Information
- Religion: Mandaeism
- Language: Mandaic language

= Book of the Zodiac =

Mandaean text

The Book of the Zodiac (ࡎࡐࡀࡓ ࡌࡀࡋࡅࡀࡔࡉࡀ; Modern Mandaic: Asfar Malwāši) is a Mandaean text. It covers Mandaean astrology in great detail. The book is used to obtain a Mandaean's baptismal name (malwasha). It is also an important source on Mandaean numerology.

==Manuscripts and translations==
An English translation of the text, based on Manuscript 31 of the Drower Collection (DC 31), was published by E. S. Drower in 1949. The manuscript is a kurasa, or unbound manuscript consisting of loose sheets.

Buckley has also located a privately held copy of the Book of the Zodiac dating from 1919, which belonged to Lamea Abbas Amara in San Diego.

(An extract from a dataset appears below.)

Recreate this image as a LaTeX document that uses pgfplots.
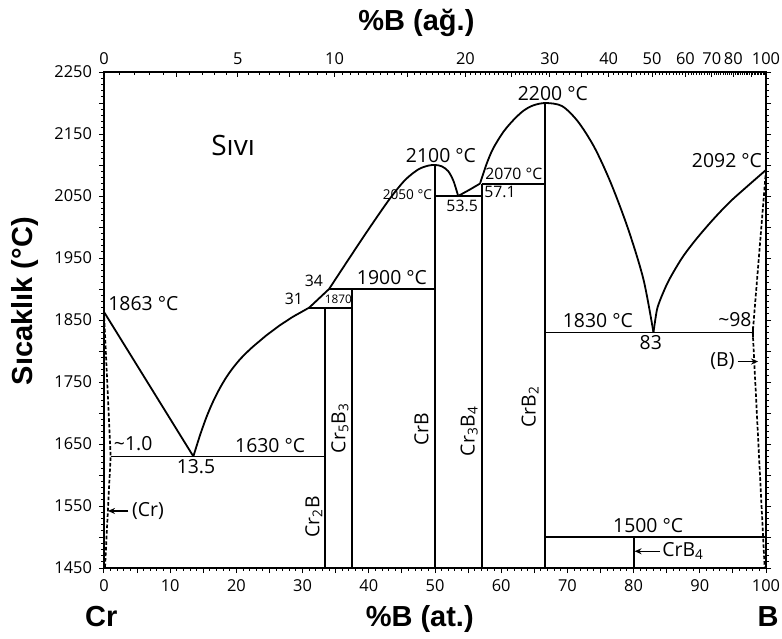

There is also a manuscript of the Book of the Zodiac from 1789 CE that is currently held at the Bibliothèque National in Paris, which was used by Drower and may have also been used by Nicolas Siouffi.

==Contents==
Drower's manuscript (DC 31) consists of 289 pages in Mandaic. There are 20 individual books or sections, which are:

- Book 1: The Book of the Signs of the Zodiac for Men
- Book 2: The Book of the Signs of the Zodiac for Women
- Book 3: The Book of Stars
- Book 4: lists of astrological terms and calculations
- Book 5: The Book of the Moon
- Book 6: charms against evil spirits
- Book 7: charms against evil spirits
- Book 8: The Days of the Month
- Book 9: illnesses
- Book 10: astrological information
- Book 11: selecting days for certain activities
- Book 12: The Opening of a Door
- Book 13: predictions
- Book 14: predictions
- Book 15: predictions
- Book 16: predictions
- Book 17: geographical regions governed by the planets and zodiac signs
- Book 18: predictions
- Book 19: transits of Saturn, halos of the sun, meteors and comets, and rainfall
- Book 20: meteorology

There is also an appendix (labeled as Part II in Drower's text) that discusses omens, predictions, remedies, eclipses, and other topics.